Response: The Company acknowledges the Staff’s comment and respectfully submits that the $200 million threshold was established by the Company’s Compensation Committee in January 2020 to take into account the Company’s planned share repurchases for the year. The effects of such planned repurchases on the Company’s 2020 EPS-XA were incorporated into the Company’s 2020 Financial Guidance, as disclosed in Exhibit 99.1 to the Company’s Form 8-K filed with the Commission on February 7, 2020. Therefore, the $200 million of share repurchases completed in the quarter ended March 28, 2020 will have no effect on the Company’s resulting 2020 EPS-XA performance measure beyond what was specifically contemplated by the Compensation Committee in setting the EPS-XA performance targets at the beginning of 2020. The Company did not complete any further share repurchases in its 2020 fiscal year. The Company agrees to provide clarifying disclosure as a part of future filings to explain the Compensation Committee’s consideration of these matters.

Part IV. Item 15. Exhibits and Financial Statement Schedules, page 44

 

2.

We note that your Amended and Restated Bylaws include an exclusive forum selection provision. We note that your forum selection provision identifies the Circuit Court for Baltimore City, Maryland (or, if such court does not have jurisdiction, the United States District Court for the District of Maryland, Northern Division) as the exclusive forum for certain litigation, including any “derivative action.” Please disclose whether this provision applies to actions arising under the Securities Act or Exchange Act. If so, please provide appropriate risk factor disclosure, including that there is uncertainty as to whether a court would enforce such provision. If the provision applies to Securities Act claims, please also state that investors cannot waive compliance with the federal securities laws and the rules and regulations thereunder. In that regard, we note that Section 22 of the Securities Act creates concurrent jurisdiction for federal and state courts over all suits brought to enforce any duty or liability created by the Securities Act or the rules and regulations thereunder. If this provision does not apply to actions arising under the Securities Act or Exchange Act, please also ensure that the exclusive forum provision in the governing documents states this clearly, or tell us how you will inform investors in future filings that the provision does not apply to any actions arising under the Securities Act or Exchange Act.

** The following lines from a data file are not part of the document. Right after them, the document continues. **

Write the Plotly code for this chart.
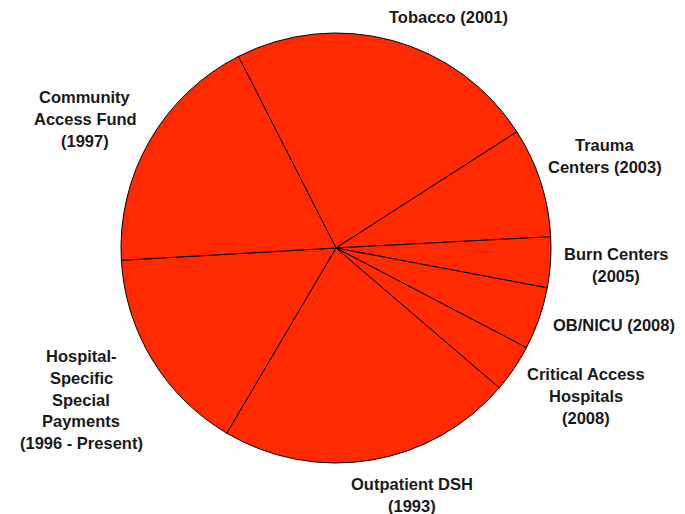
import plotly.graph_objects as go

categories = ["Tobacco (2001)", "Trauma Centers (2003)", "Burn Centers (2005)",
              "OB/NICU (2008)", "Critical Access Hospitals (2008)",
              "Outpatient DSH (1993)", "Hospital-Specific Special Payments (1996 - Present)",
              "Community Access Fund (1997)"]
values = [23.4, 8.25, 3.8, 4.7, 3.6, 22.2, 15.6, 18.4]

label_lines = [
    ["Tobacco (2001)"],
    ["Trauma", "Centers (2003)"],
    ["Burn Centers", "(2005)"],
    ["OB/NICU (2008)"],
    ["Critical Access", "Hospitals", "(2008)"],
    ["Outpatient DSH", "(1993)"],
    ["Hospital-", "Specific", "Special", "Payments", "(1996 - Present)"],
    ["Community", "Access Fund", "(1997)"],
]

W, H = 685, 514
# label block anchors (pixel centre x, first-line centre y)
label_pos = [(448, 17), (605, 145), (616, 254), (614, 325), (586, 374),
             (412, 484), (81, 356), (85, 97)]
line_gap = 21.8

fig = go.Figure(go.Pie(
    labels=categories,
    values=values,
    sort=False,
    direction="clockwise",
    rotation=333,
    marker=dict(colors=["#FF2A00"] * len(values), line=dict(color="#000000", width=1)),
    textinfo="none",
    hoverinfo="label+percent",
    showlegend=False,
    domain=dict(x=[121 / W, 551 / W], y=[(266 - 215) / H, (266 + 215) / H]),
))

annotations = []
for lines, (px, py) in zip(label_lines, label_pos):
    for i, t in enumerate(lines):
        annotations.append(dict(
            x=px / W, y=1 - (py + i * line_gap) / H, xref="paper", yref="paper",
            text="<b>" + t + "</b>", showarrow=False, xanchor="center", yanchor="middle",
            font=dict(family="Liberation Sans, Arial, sans-serif", size=16.5, color="#1a1a1a"),
        ))

fig.update_layout(
    width=W, height=H,
    margin=dict(l=0, r=0, t=0, b=0),
    paper_bgcolor="white", plot_bgcolor="white",
    annotations=annotations,
)
fig.write_html("out.html", config={"displayModeBar": False})

with open("out.html", "r", encoding="utf-8") as f:
    html = f.read()
html = html.replace("<head>", "<head><style>html,body{margin:0;padding:0;overflow:hidden;}</style>", 1)
with open("out.html", "w", encoding="utf-8") as f:
    f.write(html)
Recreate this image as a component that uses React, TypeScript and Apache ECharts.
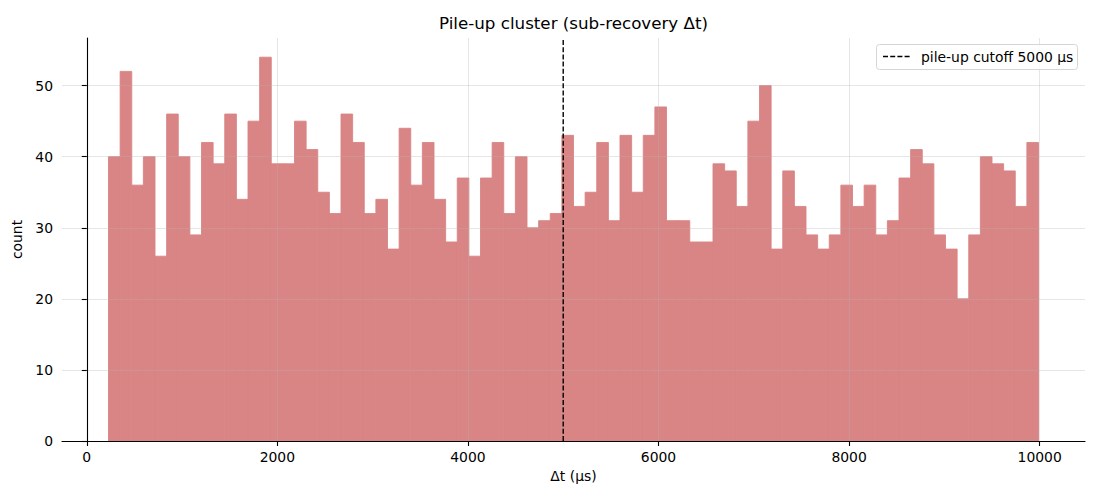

Response: The Company respectfully acknowledges the Staff’s comment and agrees to provide disclosure regarding its exclusive forum selection provision in an exhibit containing a description of the Company’s securities pursuant to Item 601(b)(4) of Regulation S-K, which will clarify for investors that the Company’s exclusive forum selection provision does not apply to actions arising under the Securities Act or Exchange Act and will not preclude or contract the scope of exclusive federal or concurrent jurisdiction for actions brought under federal securities laws. In addition, the Company will include a Risk Factor in future filings substantially similar to the following:


U.S. Securities and Exchange Commission

Division of Corporation Finance

Janaury 8, 2021

Page 3

 

Our bylaws designate the Circuit Court for Baltimore City, Maryland as the sole and exclusive forum for certain actions, including derivative actions, which could limit a stockholder’s ability to bring a claim in a judicial forum that it finds favorable for disputes with the Company and its directors, officers, other employees, or the Company’s stockholders and may discourage lawsuits with respect to such claims.

Unless we consent in writing to the selection of an alternative forum, the sole and exclusive forum for (a) any derivative action or proceeding brought on behalf of the Company, (b) any action asserting a claim of breach of any duty owed by any current or former director, officer, employee, stockholder or agent of the Company to the Company or to the stockholders of the Company, (c) any action asserting a claim against the Company or any of its current or former directors, officers, employees, stockholders or agents arising pursuant to any provision of the Maryland General Corporate Law or the Company’s Charter or Bylaws, or (d) any action asserting a claim against the Company or any of its current or former directors, officers, employees, stockholders or agents that is governed by the internal affairs doctrine, shall, to the fullest extent permitted by law, be the Circuit Court for Baltimore City, Maryland (or, if that Court does not have jurisdiction, the United States District court for the District of Maryland, Northern Division). However, Section 27 of the Exchange Act creates exclusive federal jurisdiction over all suits brought to enforce any duty or liability created by the Exchange Act or the rules and regulations thereunder, and as such, the exclusive jurisdiction clauses set forth above would not apply to such suits. Furthermore, Section 22 of the Securities Act provides for concurrent jurisdiction for federal and state courts over all suits brought to enforce any duty or liability created by the Securities Act or the rules and regulations thereunder, and as such, the exclusive jurisdiction clauses set forth above would not apply to such suits.

Although we believe the exclusive forum provision benefits us by providing increased consistency in the application of Maryland law for the specified types of actions and proceedings, this provision may limit a stockholder’s ability to bring a claim in a judicial forum that it finds favorable for disputes with the Company and its directors, officers, or other employees and may discourage lawsuits with respect to such claims.


U.S. Securities and Exchange Commission

Division of Corporation Finance

Janaury 8, 2021

Page 4

 

3.

In future annual report filings, please include a description of your securities pursuant to Item 601(b)(4) of Regulation S-K. Such exhibit should include a description of your exclusive forum provision.

Response: The Company respectfully acknowledges the Staff’s comment and agrees to provide a description of securities as an exhibit to its annual report filings pursuant to Item 601(b)(4) of Regulation S-K, which will include a description of the Company’s exclusive forum provision.

In connection with your comments, we acknowledge that the Company and its management are responsible for the accuracy and adequacy of their disclosures, notwithstanding any review, comments, action or absence of action by the Staff.

If you have any questions regarding the foregoing, please do not hesitate to contact me at (336) 519-5646 or Scott.Lewis@hanes.com.

 

Very truly yours,

/s/ M. Scott Lewis

Interim Chief Financial Officer,

Chief Accounting Officer and Controller

 

cc:

Joia M. Johnson, Esq., Chief Administrative Officer, General Counsel and Corporate Secretary, Hanesbrands Inc.